-- Aim of the task --
From the listing below, extract each line containing the string "that".

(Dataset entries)
----
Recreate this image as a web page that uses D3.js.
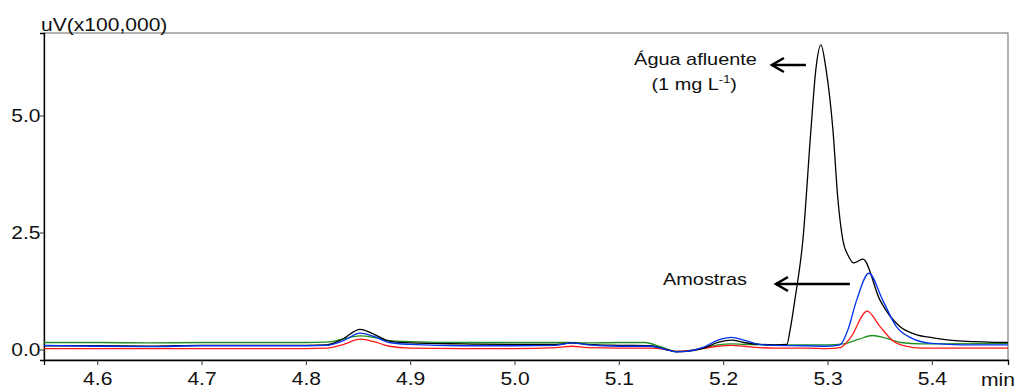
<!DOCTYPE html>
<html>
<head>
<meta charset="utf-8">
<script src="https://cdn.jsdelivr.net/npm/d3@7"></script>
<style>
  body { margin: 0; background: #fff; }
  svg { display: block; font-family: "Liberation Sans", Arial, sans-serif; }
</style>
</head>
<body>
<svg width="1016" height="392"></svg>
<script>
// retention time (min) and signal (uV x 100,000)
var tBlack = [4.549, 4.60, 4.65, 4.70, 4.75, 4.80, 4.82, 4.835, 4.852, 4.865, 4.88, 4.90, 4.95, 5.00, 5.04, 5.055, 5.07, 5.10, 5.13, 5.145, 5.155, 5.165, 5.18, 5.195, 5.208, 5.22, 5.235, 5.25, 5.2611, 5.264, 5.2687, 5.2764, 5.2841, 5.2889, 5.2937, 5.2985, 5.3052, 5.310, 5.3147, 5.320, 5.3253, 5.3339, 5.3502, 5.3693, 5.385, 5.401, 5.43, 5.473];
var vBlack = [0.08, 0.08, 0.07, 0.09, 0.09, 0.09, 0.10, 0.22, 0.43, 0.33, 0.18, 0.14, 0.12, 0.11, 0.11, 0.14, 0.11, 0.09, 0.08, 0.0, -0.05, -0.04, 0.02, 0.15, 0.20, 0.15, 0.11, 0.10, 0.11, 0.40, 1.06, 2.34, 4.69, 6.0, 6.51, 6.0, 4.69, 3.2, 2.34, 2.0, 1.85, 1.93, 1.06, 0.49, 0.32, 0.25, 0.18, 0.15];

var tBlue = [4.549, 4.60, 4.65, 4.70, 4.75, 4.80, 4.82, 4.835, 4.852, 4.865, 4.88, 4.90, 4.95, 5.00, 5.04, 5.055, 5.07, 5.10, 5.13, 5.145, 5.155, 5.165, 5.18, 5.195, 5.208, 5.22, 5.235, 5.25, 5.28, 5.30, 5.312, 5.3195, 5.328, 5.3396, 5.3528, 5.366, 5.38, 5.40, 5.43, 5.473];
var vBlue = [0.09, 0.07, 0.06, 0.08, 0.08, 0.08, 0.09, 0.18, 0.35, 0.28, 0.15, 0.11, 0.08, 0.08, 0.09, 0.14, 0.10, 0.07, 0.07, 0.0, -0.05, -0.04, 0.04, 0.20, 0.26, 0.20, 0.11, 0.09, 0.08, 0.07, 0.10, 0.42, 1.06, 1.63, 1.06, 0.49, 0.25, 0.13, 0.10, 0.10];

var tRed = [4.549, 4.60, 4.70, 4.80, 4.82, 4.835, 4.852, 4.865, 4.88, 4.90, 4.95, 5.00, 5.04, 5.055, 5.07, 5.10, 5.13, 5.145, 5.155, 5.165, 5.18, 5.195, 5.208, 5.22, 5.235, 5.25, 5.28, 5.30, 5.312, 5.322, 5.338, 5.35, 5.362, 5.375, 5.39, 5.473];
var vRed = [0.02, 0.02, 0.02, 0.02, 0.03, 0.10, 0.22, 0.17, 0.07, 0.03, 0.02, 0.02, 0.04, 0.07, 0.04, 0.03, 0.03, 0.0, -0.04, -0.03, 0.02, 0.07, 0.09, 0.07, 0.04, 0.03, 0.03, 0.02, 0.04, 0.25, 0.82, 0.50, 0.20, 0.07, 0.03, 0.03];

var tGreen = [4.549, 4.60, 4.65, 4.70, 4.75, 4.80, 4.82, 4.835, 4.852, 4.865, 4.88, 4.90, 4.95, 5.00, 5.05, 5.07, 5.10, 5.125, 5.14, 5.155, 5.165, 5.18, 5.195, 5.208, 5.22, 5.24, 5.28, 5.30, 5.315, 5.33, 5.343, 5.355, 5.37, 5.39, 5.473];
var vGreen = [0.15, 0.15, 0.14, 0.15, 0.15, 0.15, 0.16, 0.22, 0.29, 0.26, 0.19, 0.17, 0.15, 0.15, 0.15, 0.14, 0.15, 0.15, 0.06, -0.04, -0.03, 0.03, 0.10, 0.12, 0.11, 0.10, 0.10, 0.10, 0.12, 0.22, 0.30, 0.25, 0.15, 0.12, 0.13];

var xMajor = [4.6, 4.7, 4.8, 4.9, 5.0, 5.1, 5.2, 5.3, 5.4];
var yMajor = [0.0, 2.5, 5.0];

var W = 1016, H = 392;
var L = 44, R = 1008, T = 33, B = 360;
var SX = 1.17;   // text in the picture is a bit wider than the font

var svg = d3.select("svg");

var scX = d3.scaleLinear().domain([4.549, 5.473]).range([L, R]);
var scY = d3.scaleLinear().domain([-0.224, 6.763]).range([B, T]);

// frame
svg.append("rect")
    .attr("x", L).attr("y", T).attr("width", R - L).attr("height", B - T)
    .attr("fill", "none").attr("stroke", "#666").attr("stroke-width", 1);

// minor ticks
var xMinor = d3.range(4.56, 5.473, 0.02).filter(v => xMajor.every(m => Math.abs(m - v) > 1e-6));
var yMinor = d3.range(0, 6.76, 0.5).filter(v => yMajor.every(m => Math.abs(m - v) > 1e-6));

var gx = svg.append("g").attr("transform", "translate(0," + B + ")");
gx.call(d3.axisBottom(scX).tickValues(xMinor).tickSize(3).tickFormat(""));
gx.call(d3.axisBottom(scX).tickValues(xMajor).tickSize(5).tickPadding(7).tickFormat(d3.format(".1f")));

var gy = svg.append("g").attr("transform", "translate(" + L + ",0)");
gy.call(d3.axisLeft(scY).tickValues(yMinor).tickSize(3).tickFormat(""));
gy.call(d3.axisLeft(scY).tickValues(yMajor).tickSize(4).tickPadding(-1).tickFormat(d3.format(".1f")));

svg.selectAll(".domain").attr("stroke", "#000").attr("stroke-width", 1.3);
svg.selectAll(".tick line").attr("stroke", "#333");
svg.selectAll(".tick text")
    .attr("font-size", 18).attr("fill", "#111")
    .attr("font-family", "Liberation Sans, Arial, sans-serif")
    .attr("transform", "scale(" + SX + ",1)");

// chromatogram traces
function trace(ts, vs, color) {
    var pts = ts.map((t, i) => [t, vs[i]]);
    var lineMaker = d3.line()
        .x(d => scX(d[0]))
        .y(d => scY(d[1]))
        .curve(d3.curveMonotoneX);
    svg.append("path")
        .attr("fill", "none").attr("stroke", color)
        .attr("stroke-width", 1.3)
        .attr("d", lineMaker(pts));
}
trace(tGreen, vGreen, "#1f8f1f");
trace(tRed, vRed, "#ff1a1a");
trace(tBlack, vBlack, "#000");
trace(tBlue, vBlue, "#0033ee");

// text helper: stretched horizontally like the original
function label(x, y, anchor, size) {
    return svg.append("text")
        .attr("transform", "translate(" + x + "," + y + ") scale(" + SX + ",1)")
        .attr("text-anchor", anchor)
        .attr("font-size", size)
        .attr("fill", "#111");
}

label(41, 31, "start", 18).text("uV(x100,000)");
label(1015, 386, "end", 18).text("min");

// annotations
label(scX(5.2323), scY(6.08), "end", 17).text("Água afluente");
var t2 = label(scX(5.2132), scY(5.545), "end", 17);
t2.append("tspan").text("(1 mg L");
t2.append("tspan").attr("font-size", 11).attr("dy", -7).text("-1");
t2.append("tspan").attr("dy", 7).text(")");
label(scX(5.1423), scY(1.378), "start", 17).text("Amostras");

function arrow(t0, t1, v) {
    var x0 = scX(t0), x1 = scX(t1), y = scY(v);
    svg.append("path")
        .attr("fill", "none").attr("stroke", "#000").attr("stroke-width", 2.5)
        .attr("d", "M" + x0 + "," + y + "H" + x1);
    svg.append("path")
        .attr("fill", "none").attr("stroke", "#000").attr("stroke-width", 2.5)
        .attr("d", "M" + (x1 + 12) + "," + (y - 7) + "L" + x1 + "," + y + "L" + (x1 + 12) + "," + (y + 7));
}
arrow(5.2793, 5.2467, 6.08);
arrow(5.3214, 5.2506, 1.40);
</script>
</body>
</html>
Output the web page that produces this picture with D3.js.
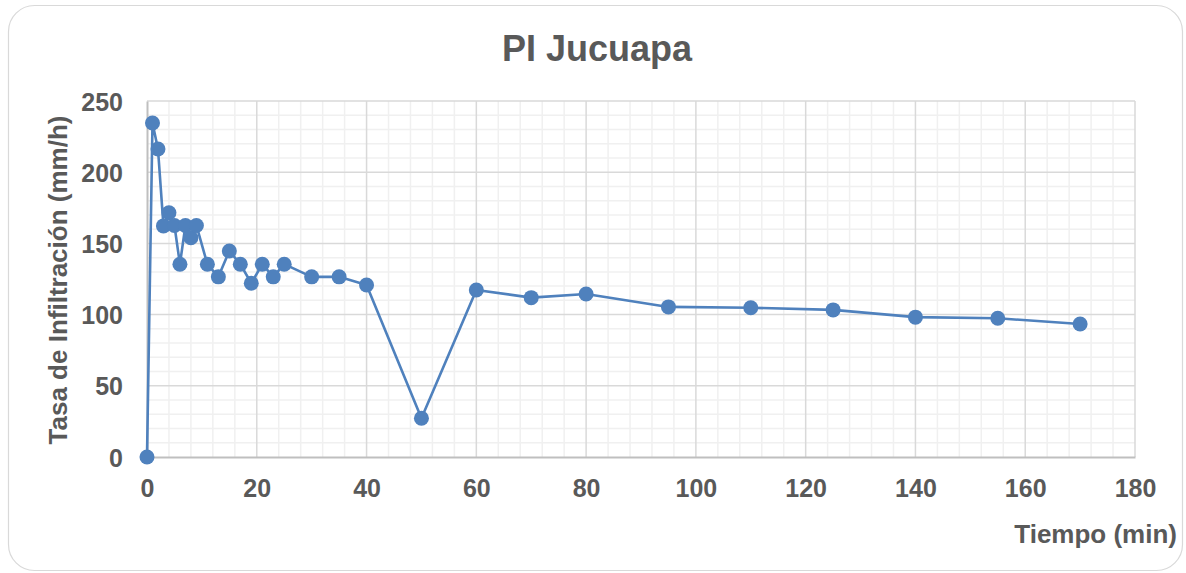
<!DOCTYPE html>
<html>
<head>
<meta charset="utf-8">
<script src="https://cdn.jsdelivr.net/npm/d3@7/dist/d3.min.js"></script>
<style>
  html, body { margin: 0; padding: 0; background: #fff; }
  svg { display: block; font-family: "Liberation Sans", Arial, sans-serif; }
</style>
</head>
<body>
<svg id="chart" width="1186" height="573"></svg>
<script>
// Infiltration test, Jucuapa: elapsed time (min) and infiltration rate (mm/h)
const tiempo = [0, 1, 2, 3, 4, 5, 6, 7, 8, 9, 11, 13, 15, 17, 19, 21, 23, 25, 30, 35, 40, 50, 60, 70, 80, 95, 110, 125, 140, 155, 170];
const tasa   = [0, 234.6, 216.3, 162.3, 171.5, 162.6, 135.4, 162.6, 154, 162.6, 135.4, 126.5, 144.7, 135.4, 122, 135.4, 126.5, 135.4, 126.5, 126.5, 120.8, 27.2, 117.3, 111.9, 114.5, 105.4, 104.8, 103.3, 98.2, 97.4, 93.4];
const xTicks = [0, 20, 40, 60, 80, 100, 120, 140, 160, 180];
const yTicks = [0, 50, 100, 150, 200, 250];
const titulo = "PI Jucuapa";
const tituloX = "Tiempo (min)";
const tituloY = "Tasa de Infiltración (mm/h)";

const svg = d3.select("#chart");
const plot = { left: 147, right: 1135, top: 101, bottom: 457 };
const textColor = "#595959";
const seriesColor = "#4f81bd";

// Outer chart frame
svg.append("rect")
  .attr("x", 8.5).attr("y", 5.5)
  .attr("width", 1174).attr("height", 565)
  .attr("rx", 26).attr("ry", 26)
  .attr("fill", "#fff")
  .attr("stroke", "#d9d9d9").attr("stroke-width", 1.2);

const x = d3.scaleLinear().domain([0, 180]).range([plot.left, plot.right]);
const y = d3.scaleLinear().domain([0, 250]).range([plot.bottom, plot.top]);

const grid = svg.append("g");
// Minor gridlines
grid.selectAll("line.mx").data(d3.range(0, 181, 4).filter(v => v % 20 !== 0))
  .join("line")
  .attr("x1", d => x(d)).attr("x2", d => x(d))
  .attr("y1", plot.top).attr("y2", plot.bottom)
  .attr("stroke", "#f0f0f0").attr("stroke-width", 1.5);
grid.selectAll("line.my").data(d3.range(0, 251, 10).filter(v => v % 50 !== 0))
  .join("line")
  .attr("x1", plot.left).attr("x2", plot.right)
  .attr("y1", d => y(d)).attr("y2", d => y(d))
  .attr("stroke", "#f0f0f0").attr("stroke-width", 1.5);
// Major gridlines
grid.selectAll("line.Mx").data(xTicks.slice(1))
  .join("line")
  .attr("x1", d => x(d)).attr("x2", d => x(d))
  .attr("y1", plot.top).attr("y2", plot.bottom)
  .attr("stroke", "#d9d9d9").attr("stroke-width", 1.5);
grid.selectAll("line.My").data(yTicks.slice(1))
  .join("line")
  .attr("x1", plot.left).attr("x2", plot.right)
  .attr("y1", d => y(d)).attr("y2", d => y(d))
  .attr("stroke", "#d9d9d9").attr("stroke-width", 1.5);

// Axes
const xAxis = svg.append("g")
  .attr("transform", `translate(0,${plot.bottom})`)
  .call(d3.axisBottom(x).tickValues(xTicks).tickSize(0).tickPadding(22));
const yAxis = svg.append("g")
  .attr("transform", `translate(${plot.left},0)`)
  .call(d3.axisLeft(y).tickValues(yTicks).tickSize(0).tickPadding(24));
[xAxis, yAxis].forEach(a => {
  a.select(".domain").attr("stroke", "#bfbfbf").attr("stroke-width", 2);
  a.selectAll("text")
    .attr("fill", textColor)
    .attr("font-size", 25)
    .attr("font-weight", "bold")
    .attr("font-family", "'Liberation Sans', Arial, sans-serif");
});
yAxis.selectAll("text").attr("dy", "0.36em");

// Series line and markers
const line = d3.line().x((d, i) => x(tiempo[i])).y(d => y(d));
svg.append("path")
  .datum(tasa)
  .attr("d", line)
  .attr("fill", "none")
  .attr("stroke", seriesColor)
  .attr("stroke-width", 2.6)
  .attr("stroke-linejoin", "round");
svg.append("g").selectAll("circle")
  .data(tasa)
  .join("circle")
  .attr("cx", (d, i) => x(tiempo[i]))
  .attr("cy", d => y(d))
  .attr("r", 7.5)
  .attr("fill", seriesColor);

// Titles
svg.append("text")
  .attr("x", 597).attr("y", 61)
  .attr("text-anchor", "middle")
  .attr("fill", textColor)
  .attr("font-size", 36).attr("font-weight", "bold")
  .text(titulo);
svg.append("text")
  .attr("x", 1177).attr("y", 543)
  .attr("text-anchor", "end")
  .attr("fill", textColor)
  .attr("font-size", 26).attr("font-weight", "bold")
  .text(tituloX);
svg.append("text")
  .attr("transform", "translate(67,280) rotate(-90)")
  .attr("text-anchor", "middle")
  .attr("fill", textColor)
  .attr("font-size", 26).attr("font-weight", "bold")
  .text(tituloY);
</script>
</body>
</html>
----
-- Complete output --
Recreate this image as a web page that uses D3.js.
Output the web page that produces this picture with D3.js.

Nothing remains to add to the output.